Given a string s1, we may represent it as a binary tree by partitioning it to two non-empty substrings recursively.

Below is one possible representation of s1 = “great”:

great

/ \

gr eat

/ \ / \

g r e at

/ \

a t

To scramble the string, we may choose any non-leaf node and swap its two children.

For example, if we choose the node “gr” and swap its two children, it produces a scrambled string “rgeat”.

rgeat

/ \

rg eat

/ \ / \

r g e at

/ \

a t

We say that “rgeat” is a scrambled string of “great”.

Similarly, if we continue to swap the children of nodes “eat” and “at”, it produces a scrambled string “rgtae”.

rgtae

/ \

rg tae

/ \ / \

r g ta e

/ \

t a

We say that “rgtae” is a scrambled string of “great”.

Given two strings s1 and s2 of the same length, determine if s2 is a scrambled string of s1.

（二）解题

题目大意：判断两个字符串是不是Scramble String，题目有点长，需要读好久！！！

举个简单的例子说明Scramble String，如ab和ba，那么ab拆分成a和b，ba拆分成b和a，这样就代表为Scramble String。

那么s1和s2是否为Scramble String，就需要将s1和s2拆分成两部分s11和s12，s21和s22，需要判断这两部分是否为Scramble String。

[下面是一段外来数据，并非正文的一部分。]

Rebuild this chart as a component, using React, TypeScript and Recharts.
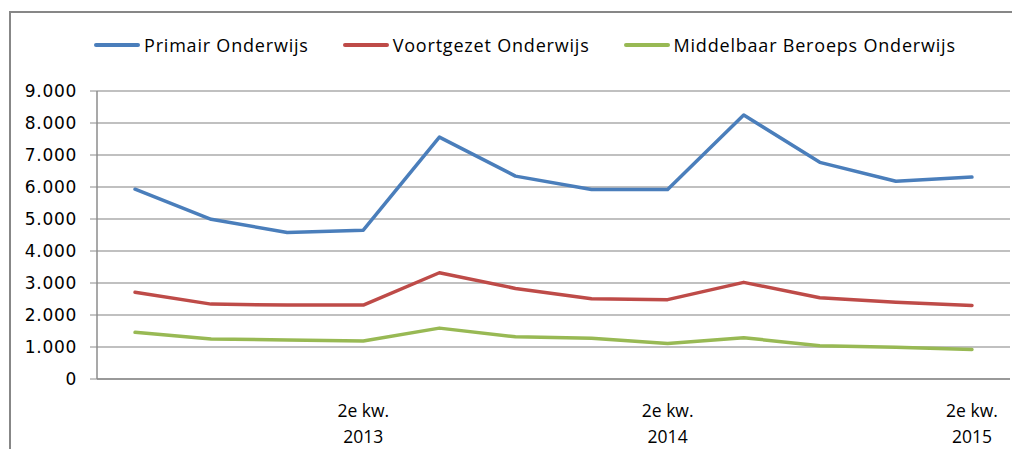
import React from "react";
import { LineChart, Line, XAxis, YAxis, CartesianGrid } from "recharts";

const quarters = [
  "3e kw. 2012", "4e kw. 2012", "1e kw. 2013", "2e kw. 2013",
  "3e kw. 2013", "4e kw. 2013", "1e kw. 2014", "2e kw. 2014",
  "3e kw. 2014", "4e kw. 2014", "1e kw. 2015", "2e kw. 2015",
];
const primair = [5930, 4990, 4580, 4650, 7560, 6340, 5920, 5920, 8250, 6770, 6180, 6310];
const voortgezet = [2710, 2340, 2310, 2310, 3320, 2830, 2510, 2480, 3020, 2540, 2400, 2300];
const mbo = [1460, 1250, 1220, 1190, 1590, 1320, 1270, 1110, 1290, 1040, 990, 920];
const yTicks = [0, 1000, 2000, 3000, 4000, 5000, 6000, 7000, 8000, 9000];
const labelledQuarters = [3, 7, 11];

const series = [
  { key: "primair", name: "Primair Onderwijs", color: "#4A7EBB", values: primair },
  { key: "voortgezet", name: "Voortgezet Onderwijs", color: "#BE4B48", values: voortgezet },
  { key: "mbo", name: "Middelbaar Beroeps Onderwijs", color: "#98B954", values: mbo },
];

const data = quarters.map((q, i) => {
  const row: Record<string, number | string> = { q, i };
  series.forEach((s) => (row[s.key] = s.values[i]));
  return row;
});

const edgeTicks = quarters.map((_, i) => i - 0.5).concat([quarters.length - 0.5]);
const fmt = (v: number) => v.toLocaleString("de-DE");
const labelFont = "'Open Sans', sans-serif";

const QuarterTick = (props: any) => {
  const { x, y, payload } = props;
  const text: string = quarters[payload.value] || "";
  const parts = text.split(" ");
  const first = parts.slice(0, 2).join(" ");
  const second = parts.slice(2).join(" ");
  return (
    <text x={x} y={y} textAnchor="middle" fill="#000" fontFamily={labelFont} fontSize={17.5}>
      <tspan x={x} dy={30}>{first}</tspan>
      <tspan x={x} dy={26}>{second}</tspan>
    </text>
  );
};

export default function App() {
  return (
    <div style={{ position: "relative", width: 1004, height: 441, overflow: "hidden", background: "#fff" }}>
      <div
        style={{
          position: "absolute",
          left: 1,
          top: 3,
          right: -20,
          bottom: -20,
          border: "2px solid #878787",
        }}
      />
      <div
        style={{
          position: "absolute",
          left: 86,
          top: 25,
          display: "flex",
          alignItems: "center",
          fontFamily: labelFont,
          fontSize: 18,
          letterSpacing: 0.8,
          color: "#000",
          whiteSpace: "nowrap",
        }}
      >
        {series.map((s, idx) => (
          <div key={s.key} style={{ display: "flex", alignItems: "center", marginLeft: idx === 0 ? 0 : 34 }}>
            <div style={{ width: 46, height: 4, background: s.color, borderRadius: 2, marginRight: 4 }} />
            <span>{s.name}</span>
          </div>
        ))}
      </div>
      <LineChart
        width={1004}
        height={441}
        data={data}
        margin={{ top: 83, right: 2, bottom: 0, left: 0 }}
        style={{ position: "absolute", left: 0, top: 0 }}
      >
        <CartesianGrid vertical={false} stroke="#ababab" strokeWidth={1.5} />
        <XAxis
          xAxisId="edges"
          type="number"
          dataKey="i"
          domain={[-0.5, quarters.length - 0.5]}
          ticks={edgeTicks}
          tick={false}
          tickSize={6}
          height={8}
          stroke="#8c8c8c"
          axisLine={{ stroke: "#8c8c8c", strokeWidth: 1.5 }}
          tickLine={{ stroke: "#8c8c8c", strokeWidth: 1 }}
        />
        <XAxis
          xAxisId="labels"
          type="number"
          dataKey="i"
          domain={[-0.5, quarters.length - 0.5]}
          ticks={labelledQuarters}
          axisLine={false}
          tickLine={false}
          tickSize={0}
          tickMargin={0}
          height={62}
          interval={0}
          tick={<QuarterTick />}
        />
        <YAxis
          width={89}
          domain={[0, 9000]}
          ticks={yTicks}
          tickFormatter={fmt}
          tickSize={7}
          tickMargin={13}
          interval={0}
          axisLine={{ stroke: "#8c8c8c", strokeWidth: 1.5 }}
          tickLine={{ stroke: "#8c8c8c", strokeWidth: 1 }}
          tick={{ fill: "#000", fontFamily: "'DejaVu Sans', sans-serif", fontSize: 17, letterSpacing: 0.7 }}
        />
        {series.map((s) => (
          <Line
            key={s.key}
            xAxisId="edges"
            type="linear"
            dataKey={s.key}
            name={s.name}
            stroke={s.color}
            strokeWidth={3.5}
            strokeLinejoin="round"
            strokeLinecap="round"
            dot={false}
            activeDot={false}
            isAnimationActive={false}
          />
        ))}
      </LineChart>
    </div>
  );
}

可以分成两个部分：（s11和s21，s12和s22）以及（s11和s22，s12和s21）。

这样一来代码就比较好写了！

很明显的动态规划问题。但是本人在做题过程中的优化还是没有做好，导致超时。

class Solution {
public:
    bool isScramble(string s1, string s2) {
        int len1 = s1.length();
        int len2 = s2.length();
        if (len1 != len2) return false;//长度不一样
        if (s1 == s2) return true;//子串相等

        //判断两个子串包含的字符是否相同
        //最开始没加这一步，导致一直超时
        vector<int> count(26,0);
        for(int i = 0 ; i < len1 ; i++)
        {
            count[s1[i]-'a']++;
            count[s2[i]-'a']--;
        }
        for(int i = 0 ; i < 26 ; i++)
        {
            if(count[i]!=0) return false;
        }
        //递归
        for (int i = 1; i < len1; i++)
        {
            string subs1_1 = s1.substr(0, i);
            string subs1_2 = s1.substr(i);
            string subs2_1 = s2.substr(0, i);
            string subs2_2 = s2.substr(i);
            bool is1 = (subs1_1==subs2_1?true:isScramble(subs1_1, subs2_1)) && (subs1_2==subs2_2?true:isScramble(subs1_2, subs2_2));//这里也对递归进行了优化，相等则不进行递归
            subs2_1 = s2.substr(len2-i, i);
            subs2_2 = s2.substr(0,len2-i);
            bool is2 = (subs1_1==subs2_1?true:isScramble(subs1_1, subs2_1)) && (subs1_2==subs2_2?true:isScramble(subs1_2, subs2_2));
            if (is1 || is2) return true;//两部分任一部分为Scramble String则s1和s2就为Scramble String
        }
        return false;
    }
};